A non-Islamic related change in Sword of Islam was an update to the way in which the game approaches assassinations and plots. Whereas in the original game, it would display a percentage chance of having a character killed by the action, the updated mechanic has characters work together on those assassinations over time. For example, another character might suggest killing someone by using fertilizer as the basis for an explosive.

==Development and release==
Sword of Islam was the first major expansion to Crusader Kings II. It was first announced in May 2012, to be released later that year in June. It was intended to allow players to play as Muslim characters and rulers, but also to introduce a new style of gameplay for those types of characters. The lead on the project, Henrik Fåhraeus, said that the decadence system was the hardest part of the expansion to balance correctly, but also the part that he felt proudest of.

==Reception==
Crusader Kings II: Sword of Islam was released as downloadable content on June 26, 2012. The release of Sword of Islam coincided with a patch which changed some elements of the main game. These included an introduction of minor and major claims on land for characters, and a map extension, going further south west into Africa to add Mali and Ghana. Additional de jure empires were also introduced, such as a united British Isles forming the Britannia Empire and a united Scandinavian region forming the Empire of the same name.
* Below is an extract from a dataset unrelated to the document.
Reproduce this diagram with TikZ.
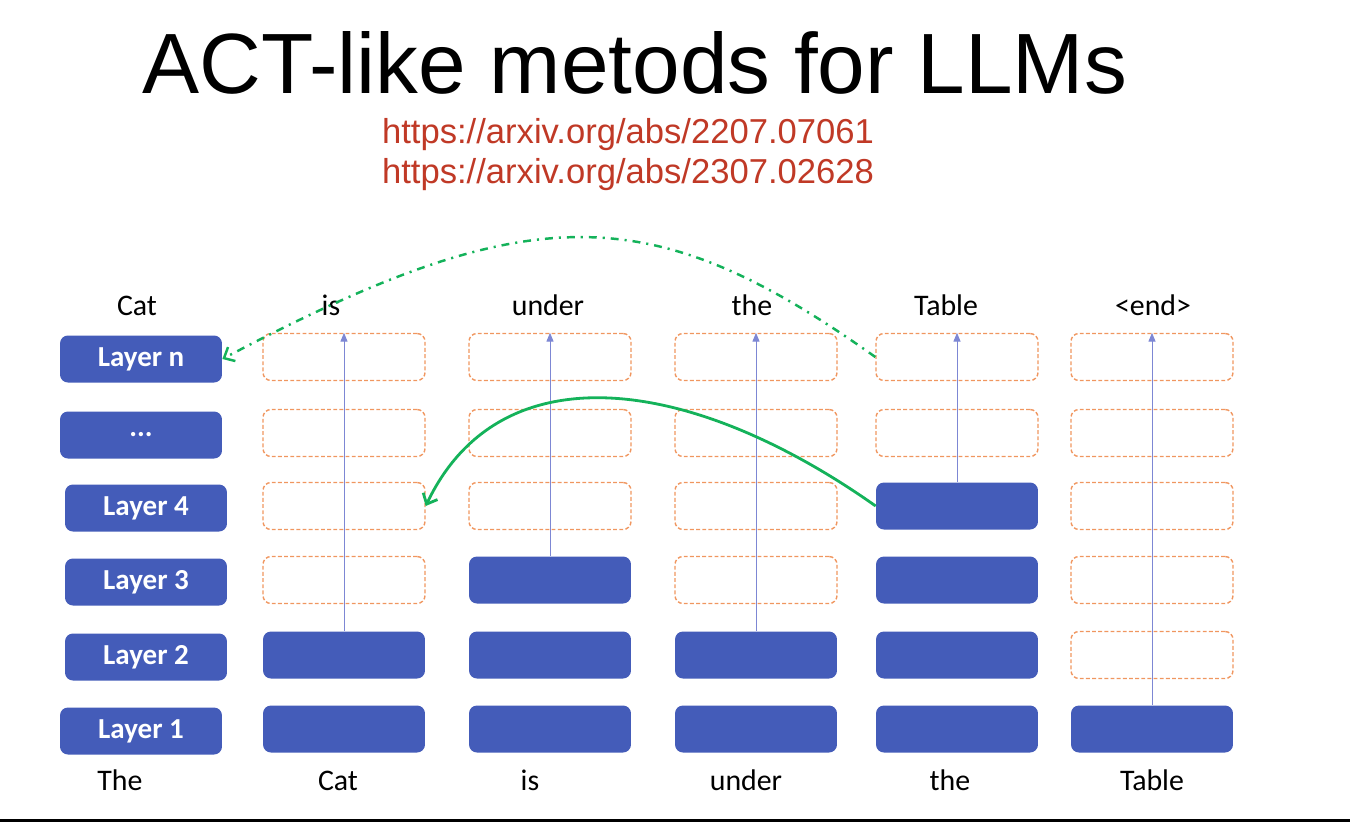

In a preview piece for Kotaku, Luke Plunkett described the idea behind Sword of Islam as "awesome" due to the normal lack of opportunity to play realistic Islamic or Middle Eastern characters in video games whilst dismissing the "fairy-tale" and "cliched ideal" of Prince of Persia. James Tanaleon reviewed the expansion for Wargamer.com, and called it an "excellent and a much needed expansion". He added that it was a waste not to have Muslim characters playable in the original game, and that the expansion was a "positive step forward" for Paradox Interactive.